There's something electric about fashion week. The buzz starts weeks before anyone sets foot on a runway — inside cramped boutique fitting rooms, across Instagram stories at 2am, in those weirdly passionate arguments between stylists about which silhouette is the silhouette this season. Indian fashion has always had that energy. But right now, it genuinely feels like something bigger is happening.

The Cultural Shift We've All Been Waiting For

For the longest time, Indian fashion lived in two completely separate worlds. On one side: the heavily embellished bridal wear that took over every wedding season. On the other: Western-inspired ready-to-wear collections aimed at younger, city-dwelling women who wanted something different. These two worlds barely acknowledged each other. Designers worked in their own bubbles. Shoppers picked a side.

That divide has slowly, quietly, beautifully collapsed.

Nobody's choosing between a lehenga and a blazer anymore — they're throwing a dupatta over a structured pantsuit and walking out the door without a second thought. Fusion doesn't feel like a compromise now. It feels like a statement. Like knowing exactly who you are and dressing accordingly.

This didn't just happen on its own. It took real investment — in platforms where fashion could be experienced, not just admired through a screen or a glossy magazine spread, but actually felt in a room full of people.
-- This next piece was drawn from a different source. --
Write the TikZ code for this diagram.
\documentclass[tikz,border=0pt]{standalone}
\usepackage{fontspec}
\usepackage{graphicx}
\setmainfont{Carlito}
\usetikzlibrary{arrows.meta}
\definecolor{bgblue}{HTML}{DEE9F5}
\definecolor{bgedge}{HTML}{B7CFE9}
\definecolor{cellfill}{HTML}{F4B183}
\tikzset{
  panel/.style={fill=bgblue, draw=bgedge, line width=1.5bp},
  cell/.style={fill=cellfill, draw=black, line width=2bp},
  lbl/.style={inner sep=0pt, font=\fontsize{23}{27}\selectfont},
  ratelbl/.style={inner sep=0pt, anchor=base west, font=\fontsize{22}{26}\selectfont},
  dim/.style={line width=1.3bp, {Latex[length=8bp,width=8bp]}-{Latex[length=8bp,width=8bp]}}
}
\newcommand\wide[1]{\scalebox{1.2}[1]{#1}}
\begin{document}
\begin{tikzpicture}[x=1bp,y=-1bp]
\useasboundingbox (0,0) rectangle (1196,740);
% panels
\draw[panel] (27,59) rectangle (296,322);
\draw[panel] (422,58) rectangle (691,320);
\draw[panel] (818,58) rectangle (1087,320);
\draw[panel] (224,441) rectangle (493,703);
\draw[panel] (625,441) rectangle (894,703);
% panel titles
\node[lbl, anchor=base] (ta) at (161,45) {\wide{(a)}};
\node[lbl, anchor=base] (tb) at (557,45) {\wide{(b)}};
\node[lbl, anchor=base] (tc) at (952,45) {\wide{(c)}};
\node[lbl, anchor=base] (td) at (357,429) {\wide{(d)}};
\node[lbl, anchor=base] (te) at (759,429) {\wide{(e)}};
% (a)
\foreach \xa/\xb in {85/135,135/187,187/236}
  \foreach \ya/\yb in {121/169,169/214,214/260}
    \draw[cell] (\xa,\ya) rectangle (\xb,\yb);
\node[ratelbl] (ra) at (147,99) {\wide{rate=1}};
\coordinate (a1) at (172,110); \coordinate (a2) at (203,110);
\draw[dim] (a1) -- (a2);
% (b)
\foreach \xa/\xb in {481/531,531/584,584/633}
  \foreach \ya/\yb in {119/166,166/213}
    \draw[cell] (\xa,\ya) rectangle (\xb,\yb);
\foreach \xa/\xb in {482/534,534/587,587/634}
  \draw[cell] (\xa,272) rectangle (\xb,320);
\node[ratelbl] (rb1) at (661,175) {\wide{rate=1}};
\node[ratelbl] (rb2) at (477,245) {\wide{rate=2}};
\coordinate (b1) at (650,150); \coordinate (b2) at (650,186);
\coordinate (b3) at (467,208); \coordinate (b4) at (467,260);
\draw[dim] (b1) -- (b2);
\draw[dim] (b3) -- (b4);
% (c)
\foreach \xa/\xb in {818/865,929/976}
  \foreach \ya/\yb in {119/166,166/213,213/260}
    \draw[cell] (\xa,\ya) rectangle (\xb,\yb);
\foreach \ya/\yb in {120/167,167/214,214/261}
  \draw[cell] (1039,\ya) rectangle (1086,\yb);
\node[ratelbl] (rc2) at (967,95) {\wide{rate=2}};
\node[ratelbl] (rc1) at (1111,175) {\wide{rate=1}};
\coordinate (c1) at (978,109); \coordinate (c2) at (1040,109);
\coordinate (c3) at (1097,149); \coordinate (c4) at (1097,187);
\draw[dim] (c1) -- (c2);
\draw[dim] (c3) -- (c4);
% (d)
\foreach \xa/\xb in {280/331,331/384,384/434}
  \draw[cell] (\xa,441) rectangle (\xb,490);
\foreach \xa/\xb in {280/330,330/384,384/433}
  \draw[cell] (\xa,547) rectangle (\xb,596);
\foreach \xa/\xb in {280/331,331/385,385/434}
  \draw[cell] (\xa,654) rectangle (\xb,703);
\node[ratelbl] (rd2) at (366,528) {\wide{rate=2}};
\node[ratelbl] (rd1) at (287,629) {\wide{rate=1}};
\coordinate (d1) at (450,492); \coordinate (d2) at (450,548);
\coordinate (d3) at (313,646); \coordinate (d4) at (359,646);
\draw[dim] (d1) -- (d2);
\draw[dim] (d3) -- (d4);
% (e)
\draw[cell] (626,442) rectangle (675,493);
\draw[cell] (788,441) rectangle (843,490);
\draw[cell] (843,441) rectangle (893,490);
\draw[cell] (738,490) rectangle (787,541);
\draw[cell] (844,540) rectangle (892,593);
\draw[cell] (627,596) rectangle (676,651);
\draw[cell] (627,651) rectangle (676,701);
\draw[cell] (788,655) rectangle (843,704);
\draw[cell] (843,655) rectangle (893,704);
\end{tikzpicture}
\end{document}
The Stage That Keeps Raising the Bar

Few platforms have done more for Indian fashion's visibility than the Blenders Pride Fashion Tour. What started as a designer showcase has grown into one of the most genuinely anticipated cultural events on the Indian calendar — a travelling show that brings high fashion to audiences who don't just want to watch style, they want to be inside it.

What sets it apart is a simple understanding: fashion isn't really about clothes. It's about theatre. It's the way a room shifts when the lights go down and the first look comes through. The tour has brought together some of India's biggest names — Rohit Bal, Manish Malhotra, Masaba Gupta — alongside newer designers who are actively rewriting what "Indian fashion" means.

It's always felt less like a conventional runway show and more like a conversation. One where the audience has opinions. Where the city itself becomes part of the look.

What's Trending — And What Isn't Going Anywhere

So what's actually happening right now, on the ground?

Handloom is having a full-blown renaissance. Young designers are going back to traditional weaves — Banarasi, Chanderi, Ikat — and finding new ways in. Not to preserve something dusty, but to push it forward. The results feel both deeply rooted and genuinely fresh.

Sustainable fashion has stopped being a niche concern. Shoppers are asking real questions — where did this come from, who made it, what's actually in it — and designers who've been doing the right thing quietly for years are finally getting their flowers.

Gender-fluid dressing is becoming less of a conversation and more of a given. Unstructured cuts, fluid silhouettes, collections that simply refuse to be boxed in by gender — these are showing up in everyday wardrobes without any fuss. Just clothes that fit the person wearing them, not some imagined expectation of who that person should be.

And maximalism? It's back, and it didn't come alone. After a stretch of very quiet minimalism, Indian fashion is remembering how much it loves drama. Layered textures, clashing prints, colour combinations that look like they shouldn't work — they absolutely do. This is a season to be loud.

Fashion as a Feeling

What strikes me most about Indian fashion right now is the confidence behind it. There was a time when "Indo-Western" felt almost apologetic — like softening something traditional to make it more palatable for a global audience. That era is done.

Indian designers are dressing the world on their own terms now. And platforms like the Blenders Pride Fashion Tour have had a genuine hand in building that confidence, one city at a time, one season at a time. Proving that fashion here isn't just an industry. It's a language.